SUPPLIED MATERIAL:
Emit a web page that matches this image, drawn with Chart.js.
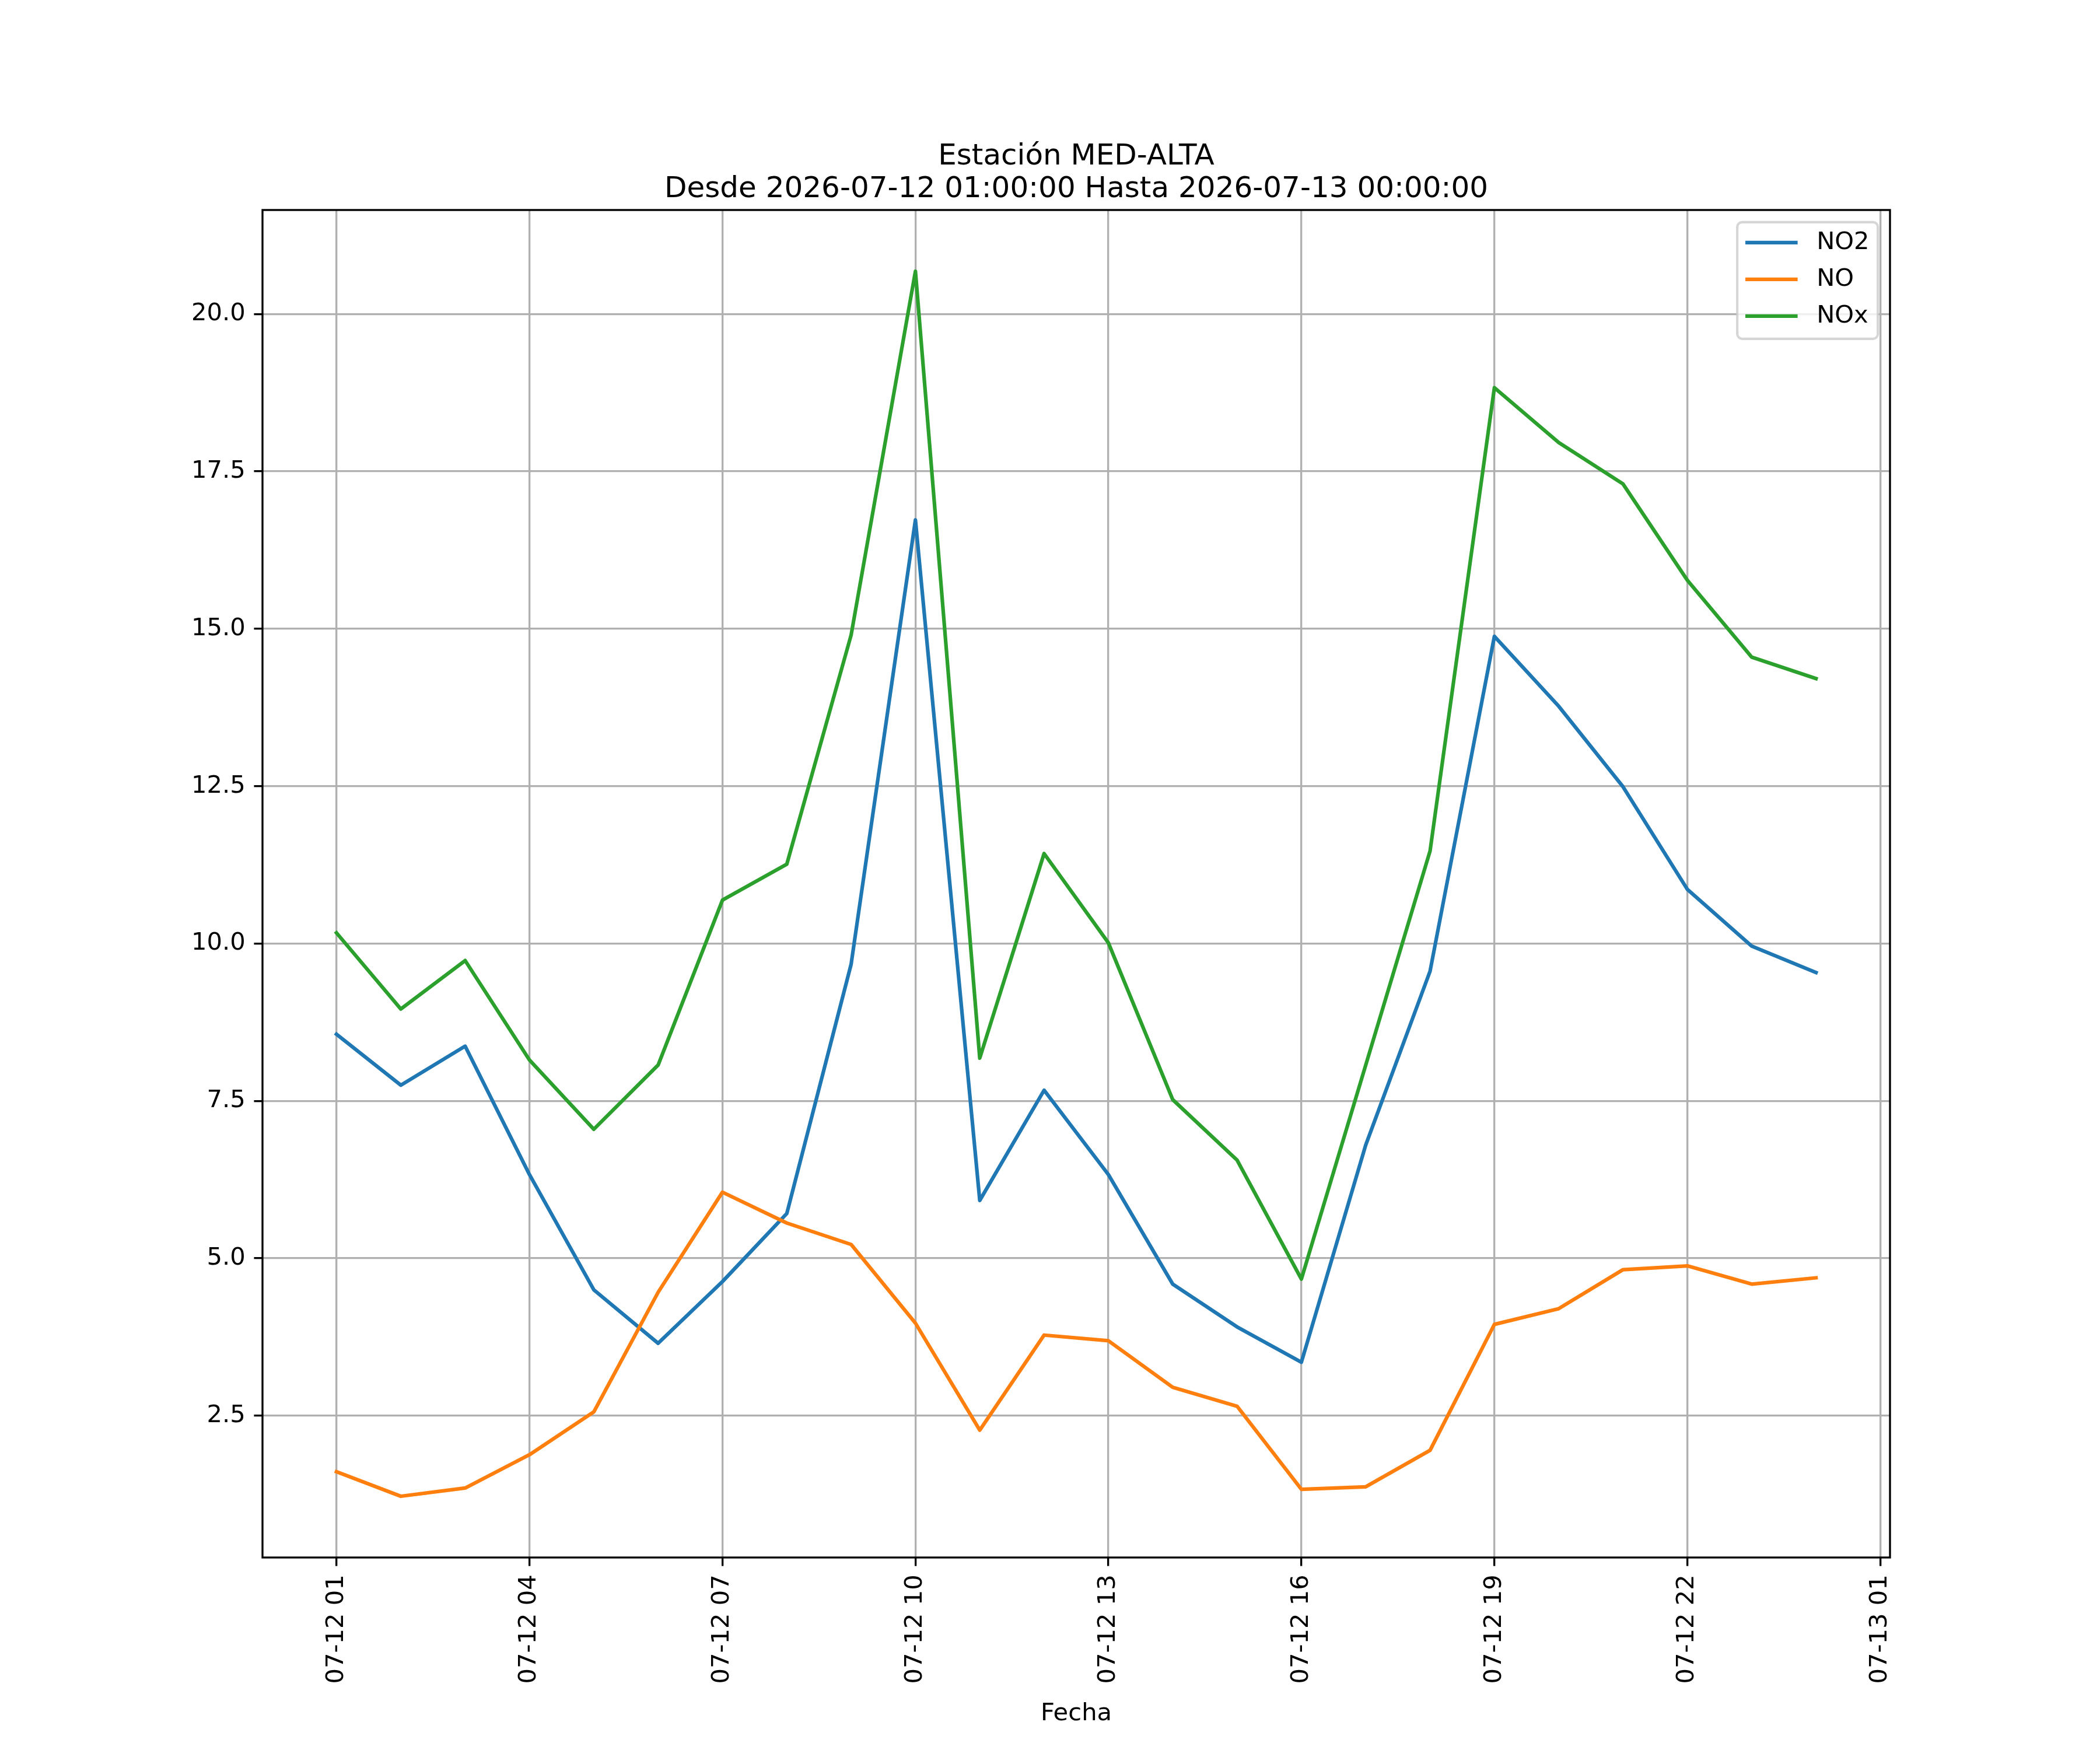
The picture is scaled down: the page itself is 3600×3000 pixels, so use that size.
<!DOCTYPE html>
<html>
<head>
<meta charset="utf-8">
<script src="https://cdn.jsdelivr.net/npm/chart.js@4.4.1/dist/chart.umd.min.js"></script>
<style>
  html, body { margin: 0; padding: 0; background: #ffffff; }
  #wrap { width: 3600px; height: 3000px; }
</style>
</head>
<body>
<div id="wrap"><canvas id="c" width="3600" height="3000"></canvas></div>
<script>
// ---- data ----
const titleLines = ['Estación MED-ALTA', 'Desde 2026-07-12 01:00:00 Hasta 2026-07-13 00:00:00'];
const xAxisLabel = 'Fecha';
// hours since 2026-07-12 00:00
const hours = [1, 2, 3, 4, 5, 6, 7, 8, 9, 10, 11, 12, 13, 14, 15, 16, 17, 18, 19, 20, 21, 22, 23, 24];
const no2 = [8.56, 7.75, 8.37, 6.33, 4.50, 3.65, 4.63, 5.71, 9.67, 16.73, 5.92, 7.67,
             6.33, 4.59, 3.91, 3.35, 6.80, 9.56, 14.88, 13.77, 12.49, 10.86, 9.96, 9.54];
const no  = [1.61, 1.22, 1.35, 1.88, 2.56, 4.46, 6.05, 5.56, 5.22, 3.97, 2.27, 3.78,
             3.69, 2.95, 2.65, 1.33, 1.37, 1.95, 3.95, 4.20, 4.82, 4.88, 4.59, 4.69];
const nox = [10.17, 8.96, 9.73, 8.15, 7.05, 8.07, 10.69, 11.26, 14.90, 20.68, 8.18, 11.43,
             10.01, 7.52, 6.56, 4.67, 8.07, 11.47, 18.83, 17.96, 17.30, 15.77, 14.55, 14.21];
const seriesNames = ['NO2', 'NO', 'NOx'];
const seriesColors = ['#1f77b4', '#ff7f0e', '#2ca02c'];
const xTickHours = [1, 4, 7, 10, 13, 16, 19, 22, 25];
const xTickLabels = ['07-12 01', '07-12 04', '07-12 07', '07-12 10', '07-12 13', '07-12 16', '07-12 19', '07-12 22', '07-13 01'];
const yTickValues = [2.5, 5.0, 7.5, 10.0, 12.5, 15.0, 17.5, 20.0];

// ---- build ----
const PT = 300 / 72;
const FS = 10 * PT;
const allSeries = [no2, no, nox];
const allVals = allSeries.flat();
const yLo = Math.min(...allVals), yHi = Math.max(...allVals);
const yPad = 0.05 * (yHi - yLo);
const xLo = Math.min(...hours), xHi = Math.max(...hours);
const xPad = 0.05 * (xHi - xLo);

Chart.defaults.font.family = "'DejaVu Sans', sans-serif";
Chart.defaults.color = '#000000';

const datasets = allSeries.map((vals, i) => ({
  label: seriesNames[i],
  data: vals.map((v, k) => ({ x: hours[k], y: v })),
  borderColor: seriesColors[i],
  backgroundColor: seriesColors[i],
  borderWidth: 1.5 * PT,
  pointRadius: 0,
  tension: 0,
  fill: false,
  borderJoinStyle: 'round',
  borderCapStyle: 'square',
  order: 3 - i
}));

const framePlugin = {
  id: 'framePlugin',
  afterDatasetsDraw(chart) {
    const { ctx, chartArea: ca } = chart;
    ctx.save();
    // spines
    ctx.strokeStyle = '#000000';
    ctx.lineWidth = 0.8 * PT;
    ctx.lineJoin = 'miter';
    ctx.strokeRect(ca.left, ca.top, ca.right - ca.left, ca.bottom - ca.top);
    // legend
    const pad = 0.5 * FS;
    const w = 241, h = 200;
    const right = ca.right - pad, top = ca.top + pad, left = right - w;
    const r = 0.2 * FS;
    ctx.beginPath();
    ctx.moveTo(left + r, top);
    ctx.lineTo(right - r, top);
    ctx.arcTo(right, top, right, top + r, r);
    ctx.lineTo(right, top + h - r);
    ctx.arcTo(right, top + h, right - r, top + h, r);
    ctx.lineTo(left + r, top + h);
    ctx.arcTo(left, top + h, left, top + h - r, r);
    ctx.lineTo(left, top + r);
    ctx.arcTo(left, top, left + r, top, r);
    ctx.closePath();
    ctx.fillStyle = 'rgba(255,255,255,0.8)';
    ctx.fill();
    ctx.strokeStyle = 'rgba(204,204,204,0.8)';
    ctx.lineWidth = 1.0 * PT;
    ctx.stroke();
    const rowY = [35, 98, 161];
    chart.data.datasets.forEach((ds, i) => {
      const y = top + rowY[i];
      ctx.beginPath();
      ctx.strokeStyle = ds.borderColor;
      ctx.lineWidth = 1.5 * PT;
      ctx.lineCap = 'square';
      ctx.moveTo(left + 17, y);
      ctx.lineTo(left + 17 + 2 * FS, y);
      ctx.stroke();
      ctx.fillStyle = '#000000';
      ctx.font = FS + "px 'DejaVu Sans'";
      ctx.textAlign = 'left';
      ctx.textBaseline = 'middle';
      ctx.fillText(ds.label, left + 136, y);
    });
    ctx.restore();
  }
};

new Chart(document.getElementById('c'), {
  type: 'line',
  data: { datasets },
  options: {
    responsive: false,
    animation: false,
    devicePixelRatio: 1,
    layout: { padding: { left: 0, right: 360, top: 0, bottom: 0 } },
    plugins: {
      legend: { display: false },
      tooltip: { enabled: false },
      title: {
        display: true,
        fullSize: false,
        text: titleLines,
        color: '#000000',
        font: { family: "'DejaVu Sans'", size: 12 * PT, weight: 'normal', lineHeight: 1.12 },
        padding: { top: 241, bottom: 7 }
      }
    },
    scales: {
      x: {
        type: 'linear',
        min: xLo - xPad,
        max: xHi + xPad,
        afterFit(scale) { scale.height = 330; },
        afterBuildTicks(scale) { scale.ticks = xTickHours.map(v => ({ value: v })); },
        grid: {
          color: '#b0b0b0', lineWidth: 0.8 * PT,
          tickColor: '#000000', tickWidth: 0.8 * PT, tickLength: 3.5 * PT
        },
        border: { display: false },
        ticks: {
          autoSkip: false,
          minRotation: 90, maxRotation: 90,
          padding: 3.5 * PT,
          color: '#000000',
          font: { size: FS },
          callback(v) { const k = xTickHours.indexOf(v); return k >= 0 ? xTickLabels[k] : ''; }
        },
        title: {
          display: true,
          text: xAxisLabel,
          color: '#000000',
          font: { size: FS },
          padding: { top: 0, bottom: 37 }
        }
      },
      y: {
        type: 'linear',
        min: yLo - yPad,
        max: yHi + yPad,
        afterFit(scale) { scale.width = 450; },
        afterBuildTicks(scale) { scale.ticks = yTickValues.map(v => ({ value: v })); },
        grid: {
          color: '#b0b0b0', lineWidth: 0.8 * PT,
          tickColor: '#000000', tickWidth: 0.8 * PT, tickLength: 3.5 * PT
        },
        border: { display: false },
        ticks: {
          padding: 3.5 * PT,
          color: '#000000',
          font: { size: FS },
          callback(v) { return Number(v).toFixed(1); }
        }
      }
    }
  },
  plugins: [framePlugin]
});
</script>
</body>
</html>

EXERCISE REQUIREMENTS:
Transcribe the preceding listing in its entirety and with exact wording, leaving out pictures.

TASK RESULT:
Emit a web page that matches this image, drawn with Chart.js.
The picture is scaled down: the page itself is 3600×3000 pixels, so use that size.
<!DOCTYPE html>
<html>
<head>
<meta charset="utf-8">
<script src="https://cdn.jsdelivr.net/npm/chart.js@4.4.1/dist/chart.umd.min.js"></script>
<style>
  html, body { margin: 0; padding: 0; background: #ffffff; }
  #wrap { width: 3600px; height: 3000px; }
</style>
</head>
<body>
<div id="wrap"><canvas id="c" width="3600" height="3000"></canvas></div>
<script>
// ---- data ----
const titleLines = ['Estación MED-ALTA', 'Desde 2026-07-12 01:00:00 Hasta 2026-07-13 00:00:00'];
const xAxisLabel = 'Fecha';
// hours since 2026-07-12 00:00
const hours = [1, 2, 3, 4, 5, 6, 7, 8, 9, 10, 11, 12, 13, 14, 15, 16, 17, 18, 19, 20, 21, 22, 23, 24];
const no2 = [8.56, 7.75, 8.37, 6.33, 4.50, 3.65, 4.63, 5.71, 9.67, 16.73, 5.92, 7.67,
             6.33, 4.59, 3.91, 3.35, 6.80, 9.56, 14.88, 13.77, 12.49, 10.86, 9.96, 9.54];
const no  = [1.61, 1.22, 1.35, 1.88, 2.56, 4.46, 6.05, 5.56, 5.22, 3.97, 2.27, 3.78,
             3.69, 2.95, 2.65, 1.33, 1.37, 1.95, 3.95, 4.20, 4.82, 4.88, 4.59, 4.69];
const nox = [10.17, 8.96, 9.73, 8.15, 7.05, 8.07, 10.69, 11.26, 14.90, 20.68, 8.18, 11.43,
             10.01, 7.52, 6.56, 4.67, 8.07, 11.47, 18.83, 17.96, 17.30, 15.77, 14.55, 14.21];
const seriesNames = ['NO2', 'NO', 'NOx'];
const seriesColors = ['#1f77b4', '#ff7f0e', '#2ca02c'];
const xTickHours = [1, 4, 7, 10, 13, 16, 19, 22, 25];
const xTickLabels = ['07-12 01', '07-12 04', '07-12 07', '07-12 10', '07-12 13', '07-12 16', '07-12 19', '07-12 22', '07-13 01'];
const yTickValues = [2.5, 5.0, 7.5, 10.0, 12.5, 15.0, 17.5, 20.0];

// ---- build ----
const PT = 300 / 72;
const FS = 10 * PT;
const allSeries = [no2, no, nox];
const allVals = allSeries.flat();
const yLo = Math.min(...allVals), yHi = Math.max(...allVals);
const yPad = 0.05 * (yHi - yLo);
const xLo = Math.min(...hours), xHi = Math.max(...hours);
const xPad = 0.05 * (xHi - xLo);

Chart.defaults.font.family = "'DejaVu Sans', sans-serif";
Chart.defaults.color = '#000000';

const datasets = allSeries.map((vals, i) => ({
  label: seriesNames[i],
  data: vals.map((v, k) => ({ x: hours[k], y: v })),
  borderColor: seriesColors[i],
  backgroundColor: seriesColors[i],
  borderWidth: 1.5 * PT,
  pointRadius: 0,
  tension: 0,
  fill: false,
  borderJoinStyle: 'round',
  borderCapStyle: 'square',
  order: 3 - i
}));

const framePlugin = {
  id: 'framePlugin',
  afterDatasetsDraw(chart) {
    const { ctx, chartArea: ca } = chart;
    ctx.save();
    // spines
    ctx.strokeStyle = '#000000';
    ctx.lineWidth = 0.8 * PT;
    ctx.lineJoin = 'miter';
    ctx.strokeRect(ca.left, ca.top, ca.right - ca.left, ca.bottom - ca.top);
    // legend
    const pad = 0.5 * FS;
    const w = 241, h = 200;
    const right = ca.right - pad, top = ca.top + pad, left = right - w;
    const r = 0.2 * FS;
    ctx.beginPath();
    ctx.moveTo(left + r, top);
    ctx.lineTo(right - r, top);
    ctx.arcTo(right, top, right, top + r, r);
    ctx.lineTo(right, top + h - r);
    ctx.arcTo(right, top + h, right - r, top + h, r);
    ctx.lineTo(left + r, top + h);
    ctx.arcTo(left, top + h, left, top + h - r, r);
    ctx.lineTo(left, top + r);
    ctx.arcTo(left, top, left + r, top, r);
    ctx.closePath();
    ctx.fillStyle = 'rgba(255,255,255,0.8)';
    ctx.fill();
    ctx.strokeStyle = 'rgba(204,204,204,0.8)';
    ctx.lineWidth = 1.0 * PT;
    ctx.stroke();
    const rowY = [35, 98, 161];
    chart.data.datasets.forEach((ds, i) => {
      const y = top + rowY[i];
      ctx.beginPath();
      ctx.strokeStyle = ds.borderColor;
      ctx.lineWidth = 1.5 * PT;
      ctx.lineCap = 'square';
      ctx.moveTo(left + 17, y);
      ctx.lineTo(left + 17 + 2 * FS, y);
      ctx.stroke();
      ctx.fillStyle = '#000000';
      ctx.font = FS + "px 'DejaVu Sans'";
      ctx.textAlign = 'left';
      ctx.textBaseline = 'middle';
      ctx.fillText(ds.label, left + 136, y);
    });
    ctx.restore();
  }
};

new Chart(document.getElementById('c'), {
  type: 'line',
  data: { datasets },
  options: {
    responsive: false,
    animation: false,
    devicePixelRatio: 1,
    layout: { padding: { left: 0, right: 360, top: 0, bottom: 0 } },
    plugins: {
      legend: { display: false },
      tooltip: { enabled: false },
      title: {
        display: true,
        fullSize: false,
        text: titleLines,
        color: '#000000',
        font: { family: "'DejaVu Sans'", size: 12 * PT, weight: 'normal', lineHeight: 1.12 },
        padding: { top: 241, bottom: 7 }
      }
    },
    scales: {
      x: {
        type: 'linear',
        min: xLo - xPad,
        max: xHi + xPad,
        afterFit(scale) { scale.height = 330; },
        afterBuildTicks(scale) { scale.ticks = xTickHours.map(v => ({ value: v })); },
        grid: {
          color: '#b0b0b0', lineWidth: 0.8 * PT,
          tickColor: '#000000', tickWidth: 0.8 * PT, tickLength: 3.5 * PT
        },
        border: { display: false },
        ticks: {
          autoSkip: false,
          minRotation: 90, maxRotation: 90,
          padding: 3.5 * PT,
          color: '#000000',
          font: { size: FS },
          callback(v) { const k = xTickHours.indexOf(v); return k >= 0 ? xTickLabels[k] : ''; }
        },
        title: {
          display: true,
          text: xAxisLabel,
          color: '#000000',
          font: { size: FS },
          padding: { top: 0, bottom: 37 }
        }
      },
      y: {
        type: 'linear',
        min: yLo - yPad,
        max: yHi + yPad,
        afterFit(scale) { scale.width = 450; },
        afterBuildTicks(scale) { scale.ticks = yTickValues.map(v => ({ value: v })); },
        grid: {
          color: '#b0b0b0', lineWidth: 0.8 * PT,
          tickColor: '#000000', tickWidth: 0.8 * PT, tickLength: 3.5 * PT
        },
        border: { display: false },
        ticks: {
          padding: 3.5 * PT,
          color: '#000000',
          font: { size: FS },
          callback(v) { return Number(v).toFixed(1); }
        }
      }
    }
  },
  plugins: [framePlugin]
});
</script>
</body>
</html>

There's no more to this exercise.